إنتقل إلى المحتوى الرئيسي

Transport and offline buffer

What this page is

The wire path between the sensor and the Collector, the disk ring buffer that takes over when the wire is unavailable, and the rules for draining the buffer when connectivity returns.

Why it exists this way

The architecture document requires no telemetry loss across maintenance windows, network partitions, or Collector restarts. A purely in-memory queue is unacceptable on endpoints that can go offline for hours. The disk ring buffer (ADR 007 follow-up item 3) gives the sensor a 500 MB local window without making the endpoint a long-term store.

gRPC over HTTP/2 with mTLS was chosen over a custom binary protocol for tooling reasons: tonic is well-maintained, client streaming is exactly the right shape, and the Collector ecosystem (envoy front, eventual sidecar mesh) understands HTTP/2 natively.

How it works

Three Rust pieces collaborate:

  • crates/edr-linux/proto/collector.proto declares Collector with two RPCs: client-streaming StreamEvents for telemetry and unary HealthCheck for liveness probes.
  • edr_linux::transport opens an HTTP/2 connection with tonic::transport::ClientTlsConfig, performs a health check on connect, then batches up to 32 events per gRPC message. Reconnect uses exponential backoff (1 second initial, 60 seconds maximum) capped so a long outage still produces one connect attempt per minute.
  • edr_linux::buffer implements a 500 MB disk ring buffer with NDJSON records, monotonic sequence numbers, and capacity enforcement via oldest-record truncation. Records carry Deserialize so the buffer round-trips ProcessActivity and child types.

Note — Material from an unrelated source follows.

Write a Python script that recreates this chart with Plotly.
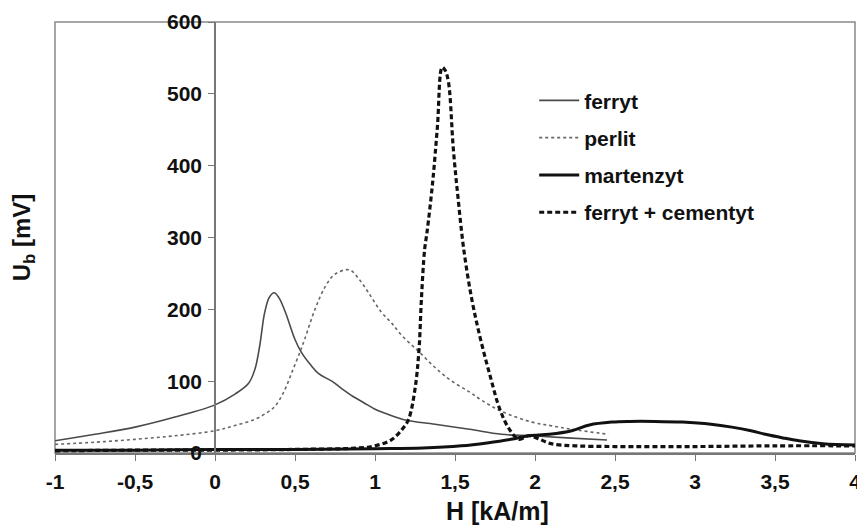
import plotly.graph_objects as go

# ---- data ----
x_ticks = [-1, -0.5, 0, 0.5, 1, 1.5, 2, 2.5, 3, 3.5, 4]
x_tick_labels = ["-1", "-0,5", "0", "0,5", "1", "1,5", "2", "2,5", "3", "3,5", "4"]
y_ticks = [0, 100, 200, 300, 400, 500, 600]

ferryt_x = [-1, -0.75, -0.5, -0.25, 0, 0.125, 0.21, 0.25, 0.28, 0.31, 0.34, 0.37, 0.4,
            0.44, 0.5, 0.54, 0.6, 0.65, 0.73, 0.79, 0.86, 0.93, 1.0, 1.08, 1.17, 1.21,
            1.375, 1.59, 1.79, 1.98, 2.2, 2.45]
ferryt_y = [17, 26, 36, 50, 67, 82, 97, 117, 150, 195, 217, 223, 216,
            196, 158, 140, 122, 110, 100, 90, 79, 70, 61, 54, 47, 45,
            40, 33, 26, 24, 21, 18]

perlit_x = [-1, -0.75, -0.5, -0.25, 0, 0.12, 0.25, 0.33, 0.375, 0.43, 0.48, 0.53, 0.56,
            0.625, 0.69, 0.75, 0.84, 0.9, 0.96, 1.04, 1.1, 1.17, 1.27, 1.375, 1.48,
            1.59, 1.67, 1.79, 1.98, 2.1, 2.23, 2.46]
perlit_y = [12, 15, 19, 24, 31, 38, 47, 57, 65, 85, 112, 140, 158,
            200, 232, 249, 255, 242, 223, 196, 182, 163, 142, 119, 100,
            85, 73, 58, 43, 38, 33, 26]

martenzyt_x = [-1, -0.5, 0, 0.5, 1.0, 1.3, 1.54, 1.7, 1.85, 1.96, 2.09, 2.23, 2.34,
               2.48, 2.59, 2.75, 2.92, 3.1, 3.23, 3.35, 3.44, 3.55, 3.65, 3.8, 4.0]
martenzyt_y = [4, 4, 5, 5, 6, 7, 10, 14, 19, 24, 26, 31, 39,
               43, 44, 44, 43, 40, 36, 31, 26, 21, 17, 13, 11]

fc_x = [-1, -0.5, 0, 0.5, 0.9, 1.0, 1.1, 1.17, 1.21, 1.25, 1.275, 1.29, 1.31, 1.325,
        1.36, 1.39, 1.42, 1.44, 1.46, 1.49, 1.52, 1.555, 1.605, 1.66, 1.72, 1.78,
        1.84, 1.9, 1.96, 2.02, 2.1, 2.25, 2.5, 3.0, 3.5, 4.0]
fc_y = [3, 4, 4, 5, 7, 10, 18, 33, 47, 89, 144, 214, 283, 307,
        376, 454, 537, 532, 515, 422, 353, 283, 214, 158, 107, 61,
        33, 19, 24, 20, 13, 10, 9, 9, 10, 10]

series_names = ["ferryt", "perlit", "martenzyt", "ferryt + cementyt"]

FONT = "Liberation Sans, Arial, sans-serif"
TXT = "#111111"

fig = go.Figure()
fig.add_trace(go.Scatter(x=ferryt_x, y=ferryt_y, mode="lines", name=series_names[0],
                         legendgroup="a", line=dict(color="#4a4a4a", width=1.6, shape="spline")))
fig.add_trace(go.Scatter(x=perlit_x, y=perlit_y, mode="lines", name=series_names[1],
                         legendgroup="b", line=dict(color="#666666", width=1.6, dash="dot", shape="spline")))
fig.add_trace(go.Scatter(x=martenzyt_x, y=martenzyt_y, mode="lines", name=series_names[2],
                         legendgroup="c", line=dict(color="#111111", width=3, shape="spline")))
fig.add_trace(go.Scatter(x=fc_x, y=fc_y, mode="lines", name=series_names[3],
                         legendgroup="d", line=dict(color="#111111", width=3.2, dash="5px,3px", shape="spline")))

# the page body has an 8px margin, so the figure is sized/offset to compensate
fig.update_layout(
    width=857, height=524,
    margin=dict(l=47, r=10, t=14, b=79, autoexpand=False),
    paper_bgcolor="white", plot_bgcolor="white",
    showlegend=True,
    legend=dict(x=0.599, y=0.865, xanchor="left", yanchor="top",
                bgcolor="rgba(0,0,0,0)", tracegroupgap=7, itemwidth=40,
                font=dict(family=FONT, size=21, color=TXT, weight="bold")),
    xaxis=dict(range=[-1, 4], tickvals=x_ticks, ticktext=x_tick_labels,
               automargin=False,
               showgrid=False, zeroline=False, showline=True, linecolor="#777777",
               linewidth=1.5, ticks="outside", ticklen=6, tickcolor="#777777",
               ticklabelstandoff=3,
               tickfont=dict(family=FONT, size=21, color=TXT, weight="bold")),
    yaxis=dict(range=[0, 600], tickvals=y_ticks, anchor="free", position=0.2,
               automargin=False,
               showgrid=False, zeroline=False, showline=True, linecolor="#777777",
               linewidth=1.5, ticks="outside", ticklen=6, tickcolor="#777777",
               ticklabelstandoff=2,
               tickfont=dict(family=FONT, size=21, color=TXT, weight="bold")),
    shapes=[dict(type="rect", xref="paper", yref="paper", x0=0, x1=1, y0=0, y1=1,
                 line=dict(color="#888888", width=1.5), layer="below")],
    annotations=[
        dict(text="H [kA/m]", xref="paper", yref="paper", x=0.5525, y=-0.135,
             xanchor="center", yanchor="middle", showarrow=False,
             font=dict(family=FONT, size=25, color=TXT, weight="bold")),
        dict(text="U<sub>b</sub> [mV]", xref="paper", yref="paper", x=-0.039, y=0.5,
             xanchor="center", yanchor="middle", textangle=-90, showarrow=False,
             font=dict(family=FONT, size=24, color=TXT, weight="bold")),
    ],
)

fig.write_html("out.html")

When the transport reconnects, the buffer is drained in order ahead of any newly-produced events. Sequence numbers let the Collector deduplicate if a batch was partially acknowledged before the connection dropped.

What goes wrong

  • TransportError::Connect, Collector unreachable. The daemon falls into the offline ring buffer; telemetry queues on disk until reconnect succeeds.
  • TransportError::Auth, mTLS handshake failed; usually means the client certificate expired. The enrollment flow has to renew before the sensor can reconnect; the buffer fills until the operator intervenes.
  • Ring buffer full, oldest records are truncated. A counter buffer_truncations_total increments so the team sees the loss in metrics; this is the worst-case loss scenario the design tolerates and it is the signal that fleet-wide Collector capacity needs to grow.